Thursday, December 27, 2007

THE GREAT PAF PICKUP


PAF-patent applied for pickups

In my opinion humbucker pickups sound fantastic. When it comes to blues and rock an amazing amount of legendary tones
were created using a paf equipped gibson with almost no help apart from a really loud amp. Just plug in and play anything
from weeping leads to heavy walls of riff all via the same simple machine.
The biggest part of this tone comes from the pickups and the clever manipulation of the controls on the guitar allowing artists to dial in tones, finding sweet spots with volume and tone knobs.
Without the pickups we have very little in the way of sound and the pafs were a brilliant new design which cancelled out all the previous problems with 60-cycle hum, enabling guitarists to turn their rig up a couple more notches and find those magical tones I hear in my head and hope to find when I come to play those well rehearsed riffs I love so much.

So how much of this paf stuff is the real deal?
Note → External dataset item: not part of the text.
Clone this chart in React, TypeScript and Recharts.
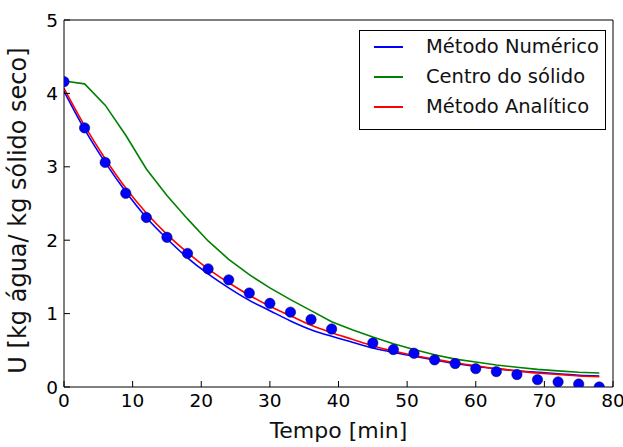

How much does it contribute to my tone? Can I only dial it in on an original paf?

Will nothing else do?

Does a reproduction paf made in almost exactly the same manner even come close?
is it even possible?

I am going to find out what makes it a paf, whether there are any alternatives and try and find out why I should pay £1000 for a set of second-hand pickups without hearing them, in the hope they turn out to be alright?